There is a legit use-case in micropayments with certain crypto implementations that don't share the blockchain's massive centralisation (what else do you call "every transaction has to be accepted on one shared append-only log"?), that would allow for offline P2P transactions if you have some trust.

These cryptocurrency implementations along with some infrastructure would let you build a cheap low-cost micropayments system where you would just need to have some local trust. You could build out a federated payment network and build out infrastructure based on needs. All while avoiding the massive waste that comes from "everyone store every transaction ever"

The problem of credit card companies and the like charging really high rates still affects a lot, and "Paypal, but federated" could help tackle this with some cryptocurrency concepts in the background.

Though to be honest, I don't think this is going to happen. The communities are so focused on completely trust-free models that they don't see how they could build something extremely useful with way less cost and more utility by being more flexible on that point

Interesting

Why not just use the real Paypal?

Paypal micropayments cost 5% + 5 cents.

cryptocurrency micropayments could potentially be much smaller. What if you could pay per packet the wifi access point forwards for you? Or pay per watt some charger gives you? Maybe nanopayments is a better name for them.

Re Paypal cost, is that micropayments to businesses? I just sent my friend $0.01 and it was free, with a linked bank account. Understood that the bank account payments take a while to settle but we're talking about micropayments so settlement time doesn't really matter

Fair point about nanopayments. But what's the win? Why split up the cost per single watt or packet? No one cares about losing one cent per day due to rounding errors

> But what's the win? Why split up the cost per single watt or packet? No one cares about losing one cent per day due to rounding errors

Honestly with this question you've summed up most of my feelings about blockchains. Humanity feels like it's become more powerful in some very specific way. We have a new tool and we're trying to figure out what it's good for.

I've pattern matched this to early reactions to the internet. Many of the critics pointed out that the internet didn't really make anything new possible, we could already quickly communicate with people across the world! But, it radically lowered the cost of that communication and put it into a format computers could use and that was enough to put companies like Blockbuster out of business.

It's really hard to work backwards from a new tool to places it could successfully be applied. And if 10 years from now we haven't found a use for nanopayments I'll admit it was a silly idea, but it sure does seem interesting.

> And if 10 years from now we haven't found a use for nanopayments I'll admit it was a silly idea

Why do you need another 10 years? Bitcoin has already been around for 10 years. The micropayment and tipping use case has been explored fully and has failed.

RE the charger, that problem has mostly been papered over because people are willing to pay a decent amount over the cost ceiling for this kind of service (China you can pay $1 or so to rent a battery charger, and that's way more than the cost of the electricity).

Though the idea of even jokingly giving miniscule amounts of money to friends has some traction in stuff like WeChat.
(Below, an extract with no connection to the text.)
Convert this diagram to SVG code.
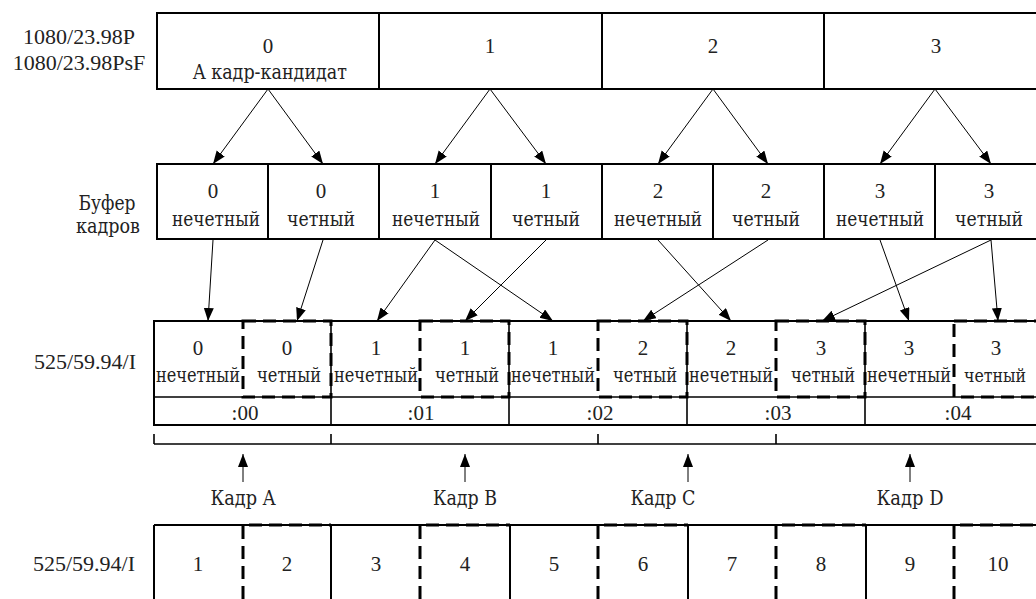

If the systems were more open then you could run a collection system on your site pretty easily.

> Why not just use the real Paypal?

Some of us are banned for no actual reason from Paypal. Some others, banks.

Illegal stuff?
This is where I've landed too.

1. Making money by trading fun bucks.

2. Anything where you need a currency but all the way better options aren't viable (crime).
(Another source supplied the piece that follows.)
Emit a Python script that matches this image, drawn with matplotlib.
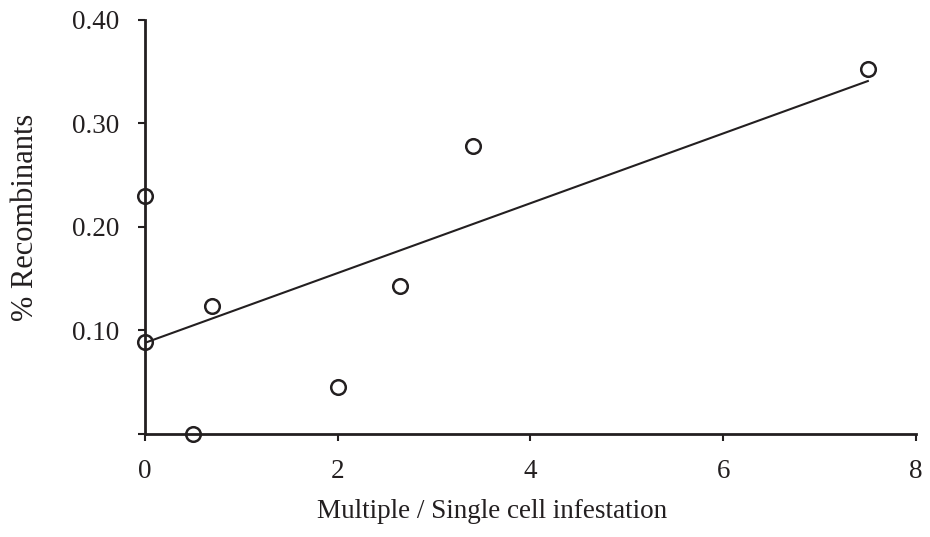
import matplotlib
matplotlib.use('Agg')
import matplotlib.pyplot as plt

# data
infestation = [0.0, 0.0, 0.5, 0.7, 2.0, 2.65, 3.4, 7.5]
recombinants = [0.23, 0.089, 0.0, 0.124, 0.045, 0.143, 0.278, 0.353]

trend_x = [0.0, 7.5]
trend_y = [0.088, 0.341]

x_ticks = [0, 2, 4, 6, 8]
y_ticks = [0.0, 0.1, 0.2, 0.3, 0.4]
y_labels = ['', '0.10', '0.20', '0.30', '0.40']

plt.rcParams['font.family'] = ['Liberation Serif', 'DejaVu Serif']

fig = plt.figure(figsize=(9.3, 5.37), dpi=100)
ax = fig.add_axes([0.1556, 0.1918, 0.985 - 0.1556, 0.9628 - 0.1918])

ax.plot(trend_x, trend_y, color='#231f20', lw=1.5, zorder=2)
ax.plot(infestation, recombinants, 'o', ms=10.5, mfc='none', mec='#231f20',
        mew=1.8, clip_on=False, zorder=3)

ax.set_xlim(0, 8)
ax.set_ylim(0, 0.4)
ax.set_xticks(x_ticks)
ax.set_yticks(y_ticks)
ax.set_yticklabels(y_labels)

for s in ['top', 'right']:
    ax.spines[s].set_visible(False)
for s in ['left', 'bottom']:
    ax.spines[s].set_linewidth(2)
    ax.spines[s].set_color('#231f20')

ax.tick_params(direction='out', length=5, width=1.5, color='#231f20',
               labelsize=19.5, labelcolor='#231f20')
ax.tick_params(axis='x', pad=13)
ax.tick_params(axis='y', pad=13.5)

ax.set_xlabel('Multiple / Single cell infestation', fontsize=19.5,
              color='#231f20', va='baseline')
ax.xaxis.set_label_coords(0.450, -0.203)
ax.set_ylabel('% Recombinants', fontsize=22, color='#231f20', va='center')
ax.yaxis.set_label_coords(-0.155, 0.523)

plt.savefig('out.png', dpi=100)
For (2) one of the real values is being able to carry (practically) unlimited cash with you. Right now, USD in cash is capped at $100 notes to make it inconvenient to move large quantities.

With crypto, you fly anywhere in the world with a private key in your luggage. That key could have $100 or $1,000,000,000.

Thinking of international drug smuggling, one serious problem is moving all of the cash out of the country. Crypto solves that easily.